Structurally, the film is oddly flawed. There is virtually no second act, Rachel is absent from the story for too long, the drug humor falls flat, and the production wreaks of likeability (if that’s a bad thing). The script is also peppered with eclectic additions – such as Greg and Earl’s favorite teacher (Jon Bernthal) – who never reach their full cinematic potential. But the movie manages to coast on its charm and honesty, its beautifully composed shots and its wonderfully endearing homages to classic cinema long enough to deliver one of the best endings of 2015.

Thomas Mann (Project X) is effective as Greg, but Olivia Cooke (Bates Motel) as Rachel and virtual newcomer RJ Cyler as Earl are even better. She conveys a world of suffering and joy in a single expression, while he, playing what could be just another comical African-American cliché, exhibits refreshing realism. Even Molly Shannon as Rachel’s mom and Nick Offerman and Connie Britton as Greg’s parents add depth and texture to an otherwise straightforward narrative.

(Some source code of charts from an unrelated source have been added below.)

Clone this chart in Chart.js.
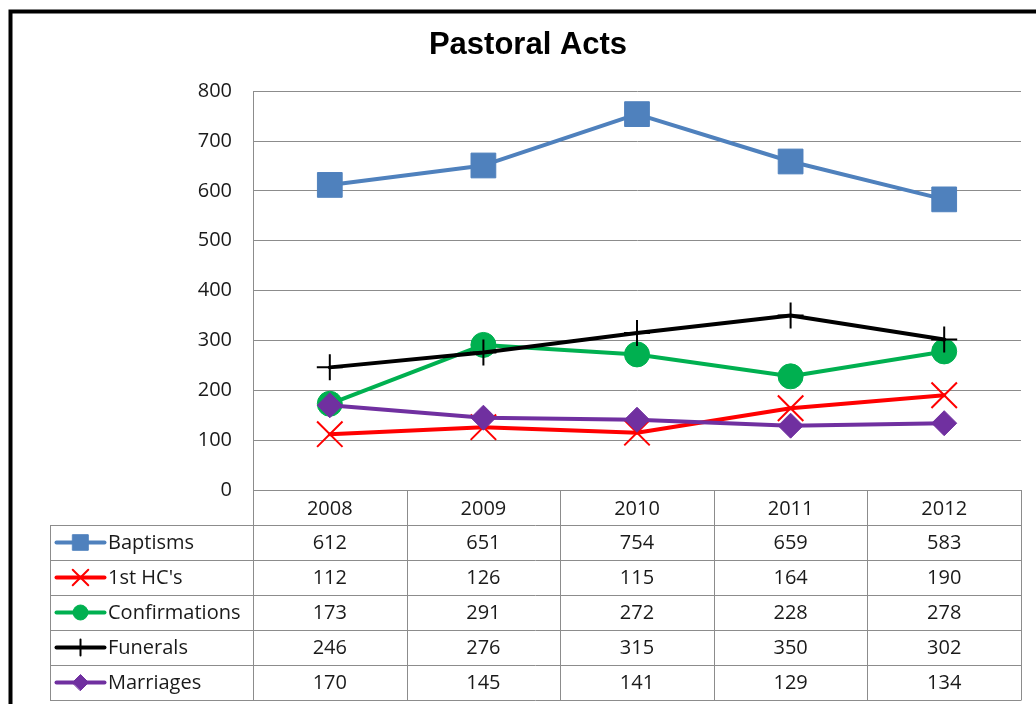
<!DOCTYPE html>
<html>
<head>
<meta charset="utf-8">
<script src="https://cdn.jsdelivr.net/npm/chart.js@4.4.1/dist/chart.umd.min.js"></script>
<style>
  html, body { margin: 0; padding: 0; background: #fff; }
  canvas { display: block; }
</style>
</head>
<body>
<canvas id="acts" width="1036" height="704"></canvas>
<script>
const years = ['2008', '2009', '2010', '2011', '2012'];
const baptisms = [612, 651, 754, 659, 583];
const firstHC = [112, 126, 115, 164, 190];
const confirmations = [173, 291, 272, 228, 278];
const funerals = [246, 276, 315, 350, 302];
const marriages = [170, 145, 141, 129, 134];

const seriesNames = ['Baptisms', "1st HC's", 'Confirmations', 'Funerals', 'Marriages'];
const seriesValues = [baptisms, firstHC, confirmations, funerals, marriages];

const TEXT_FONT = '"Open Sans", "Liberation Sans", sans-serif';
const TEXT_SIZE = 20;
const gridColor = '#8c8c8c';
const textColor = '#1a1a1a';

// one look per series: colour + marker
const looks = [
    { color: '#4f81bd', style: 'rect',     radius: 17.5, width: 1, keyRadius: 11 },
    { color: '#ff0000', style: 'crossRot', radius: 18,   width: 2, keyRadius: 11 },
    { color: '#00b050', style: 'circle',   radius: 12.5, width: 1, keyRadius: 7.5 },
    { color: '#000000', style: 'cross',    radius: 13,   width: 2, keyRadius: 8 },
    { color: '#7030a0', style: 'rectRot',  radius: 12.5, width: 1, keyRadius: 8 }
];

const datasets = seriesNames.map((name, i) => ({
    label: name,
    data: seriesValues[i],
    borderColor: looks[i].color,
    backgroundColor: looks[i].color,
    borderWidth: 4,
    borderJoinStyle: 'round',
    borderCapStyle: 'round',
    pointStyle: looks[i].style,
    pointRadius: looks[i].radius,
    pointHoverRadius: looks[i].radius,
    pointBorderWidth: looks[i].width,
    pointBorderColor: looks[i].color,
    pointBackgroundColor: looks[i].color,
    tension: 0,
    clip: false,
    order: seriesNames.length - i   // later series on top, like Excel
}));

// white page + the thick black frame of the chart object
const frame = {
    id: 'frame',
    beforeDraw(chart) {
        const { ctx, width, height } = chart;
        ctx.save();
        ctx.fillStyle = '#fff';
        ctx.fillRect(0, 0, width, height);
        ctx.strokeStyle = '#000';
        ctx.lineWidth = 4;
        ctx.strokeRect(10.5, 11.5, width + 40, height + 40);
        ctx.restore();
    }
};

function drawKey(ctx, look, cx, cy) {
    ctx.strokeStyle = look.color;
    ctx.fillStyle = look.color;
    ctx.lineWidth = 4;
    ctx.lineCap = 'round';
    ctx.beginPath();
    ctx.moveTo(cx - 24, cy);
    ctx.lineTo(cx + 24, cy);
    ctx.stroke();
    ctx.lineWidth = look.width;
    Chart.helpers.drawPoint(ctx, {
        pointStyle: look.style, rotation: 0, radius: look.keyRadius, borderWidth: look.width
    }, cx, cy);
}

// Excel-style data table under the plot
const dataTable = {
    id: 'dataTable',
    afterDraw(chart) {
        const { ctx, chartArea: a, scales: { x } } = chart;
        const rowH = 35;
        const keyLeft = 50;
        const top = Math.round(a.bottom);
        const bottom = top + rowH * (seriesNames.length + 1);
        const half = (x.getPixelForValue(1) - x.getPixelForValue(0)) / 2;
        const px = v => Math.round(v) + 0.5;

        ctx.save();
        ctx.strokeStyle = gridColor;
        ctx.lineWidth = 1;
        ctx.beginPath();
        // header top (axis) and row lines
        ctx.moveTo(a.left, px(top)); ctx.lineTo(a.right, px(top));
        for (let r = 1; r <= seriesNames.length + 1; r++) {
            const y = px(top + r * rowH);
            ctx.moveTo(keyLeft, y); ctx.lineTo(a.right, y);
        }
        // column lines
        ctx.moveTo(px(keyLeft), top + rowH); ctx.lineTo(px(keyLeft), px(bottom));
        for (let i = 0; i <= years.length; i++) {
            const xx = px(x.getPixelForValue(0) - half + i * 2 * half);
            ctx.moveTo(xx, top); ctx.lineTo(xx, px(bottom));
        }
        ctx.stroke();

        ctx.font = TEXT_SIZE + 'px ' + TEXT_FONT;
        ctx.textBaseline = 'middle';
        seriesNames.forEach((name, r) => {
            const cy = top + rowH * (r + 1) + rowH / 2;
            ctx.save();
            drawKey(ctx, looks[r], 80.5, cy);
            ctx.restore();
            ctx.fillStyle = textColor;
            ctx.textAlign = 'left';
            ctx.fillText(name, 108, cy + 1);
            ctx.textAlign = 'center';
            seriesValues[r].forEach((v, i) => {
                ctx.fillText(String(v), x.getPixelForValue(i), cy + 1);
            });
        });
        ctx.restore();
    }
};

new Chart(document.getElementById('acts'), {
    type: 'line',
    data: { labels: years, datasets },
    options: {
        responsive: false,
        animation: false,
        events: [],
        layout: { autoPadding: false, padding: { left: 35, right: 15, top: 0, bottom: 0 } },
        plugins: {
            legend: { display: false },
            tooltip: { enabled: false },
            title: {
                display: true,
                text: 'Pastoral Acts',
                color: '#000',
                font: { family: '"Liberation Sans", Arial, sans-serif', size: 31, weight: 'bold', lineHeight: 1.2 },
                padding: { top: 27, bottom: 27 }
            }
        },
        scales: {
            x: {
                offset: true,
                grid: { display: false, drawTicks: false },
                border: { display: false },
                ticks: { color: textColor, padding: 7, font: { family: TEXT_FONT, size: TEXT_SIZE } },
                afterFit: s => { s.height = 214; s.paddingLeft = 0; s.paddingRight = 0; }
            },
            y: {
                min: 0,
                max: 800,
                grid: { color: gridColor, drawTicks: false },
                border: { display: true, color: gridColor },
                ticks: { stepSize: 100, color: textColor, padding: 21, font: { family: TEXT_FONT, size: TEXT_SIZE } },
                afterFit: s => { s.width = 218; }
            }
        }
    },
    plugins: [frame, dataTable]
});
</script>
</body>
</html>
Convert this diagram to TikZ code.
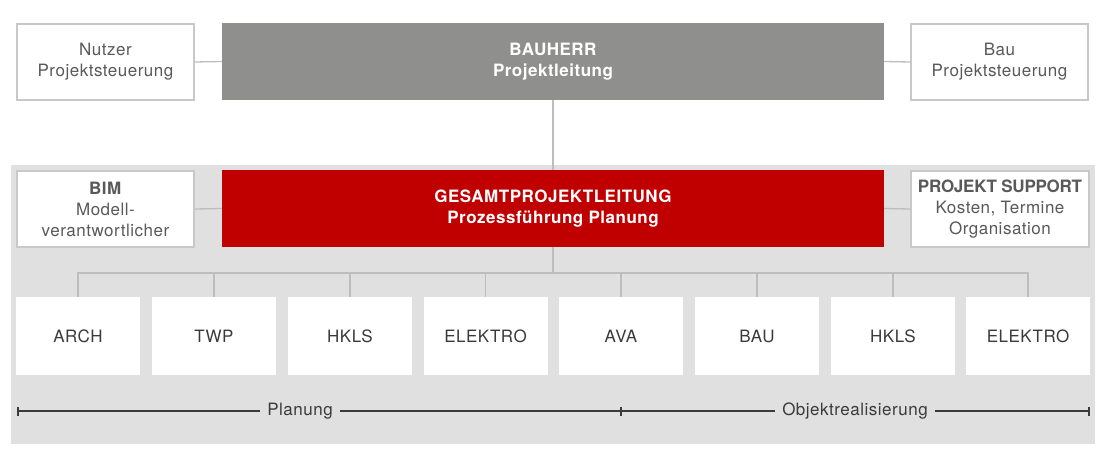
\documentclass[tikz,border=0pt]{standalone}
\usepackage{fontspec}
\setmainfont[LetterSpace=3.0]{TeX Gyre Heros}
\definecolor{bgray}{HTML}{E0E0E0}
\definecolor{boss}{HTML}{8F908D}
\definecolor{redbox}{HTML}{C00000}
\definecolor{lgray}{HTML}{BDBDBD}
\definecolor{bordergray}{HTML}{C8C8C8}
\definecolor{txtgray}{HTML}{595959}
\definecolor{txtdark}{HTML}{3A3A3A}
\tikzset{
  topbox/.style={draw=bordergray, line width=1.3pt, fill=white, minimum width=177pt, minimum height=76pt, inner sep=0pt, align=center, text=txtgray, font=\fontsize{17}{21}\selectfont},
  bigbox/.style={fill=#1, minimum width=662pt, minimum height=77pt, inner sep=0pt, align=center, text=white, font=\fontsize{17}{21}\selectfont\bfseries},
  unitbox/.style={fill=white, minimum width=124pt, minimum height=78pt, inner sep=0pt, text=txtdark, font=\fontsize{17}{21}\selectfont},
  conn/.style={draw=lgray, line width=1.3pt},
  tline/.style={draw=txtdark, line width=1.1pt},
  tlabel/.style={fill=bgray, inner xsep=7pt, inner ysep=2pt, text=txtdark, font=\fontsize{17}{21}\selectfont}
}
\begin{document}
\begin{tikzpicture}[x=1pt,y=-1pt]
\useasboundingbox (0,0) rectangle (1104,471);
\fill[white] (0,0) rectangle (1104,471);
% background of lower group
\fill[bgray] (11,165) rectangle (1095,444);
% top row
\node[topbox] (nutzer) at (105.5,62) {Nutzer\\Projektsteuerung};
\node[bigbox=boss] (bauherr) at (553,61.5) {BAUHERR\\Projektleitung};
\node[topbox] (bau) at (999.5,62) {Bau\\Projektsteuerung};
% middle row
\node[topbox] (bim) at (105.5,209) {\textbf{BIM}\\Modell-\\verantwortlicher};
\node[bigbox=redbox] (gpl) at (553,208.5) {GESAMTPROJEKTLEITUNG\\Prozessführung Planung};
\node[topbox, minimum width=178pt] (support) at (1000,209) {{\addfontfeature{LetterSpace=-1.5}\bfseries PROJEKT SUPPORT}\\Kosten, Termine\\Organisation};
% connectors top
\draw[conn] (nutzer.east) -- (bauherr.west);
\draw[conn] (bauherr.east) -- (bau.west);
\draw[conn] (bauherr.south) -- (gpl.north);
\draw[conn] (bim.east) -- (gpl.west);
\draw[conn] (gpl.east) -- (support.west);
% bottom row
\node[unitbox] (u1) at (78,336) {ARCH};
\node[unitbox] (u2) at (214,336) {TWP};
\node[unitbox] (u3) at (350,336) {HKLS};
\node[unitbox] (u4) at (485.5,336) {ELEKTRO};
\node[unitbox] (u5) at (621,336) {AVA};
\node[unitbox] (u6) at (757,336) {BAU};
\node[unitbox] (u7) at (893,336) {HKLS};
\node[unitbox] (u8) at (1028,336) {ELEKTRO};
% bus
\coordinate (bus) at (553,273);
\draw[conn] (gpl.south) -- (bus);
\draw[conn] (u1.north) |- (u8.north |- bus) -- (u8.north);
\foreach \i in {2,...,7} {\draw[conn] (u\i.north) -- (u\i.north |- bus);}
% timeline
\coordinate (t0) at (18,411);
\coordinate (t1) at (621,411);
\coordinate (t2) at (1089,411);
\draw[tline] (t0) -- (t2);
\foreach \t in {t0,t1,t2} {\draw[tline] ([yshift=-4.5pt]\t) -- ([yshift=4.5pt]\t);}
\node[tlabel] (plan) at (300,411) {Planung};
\node[tlabel] (obj) at (855,411) {Objektrealisierung};
\end{tikzpicture}
\end{document}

“I have no idea how to tell this story,” Greg confesses to us at the start of his voiceover narration, which lasts the entire film but is rarely overbearing. Although Greg’s admission makes for a nice meta-beginning, it’s profoundly ironic considering Gomez-Rejon and Andrews knew exactly what they were doing when they fashioned this coming-of-age tale of life, loss and rebirth.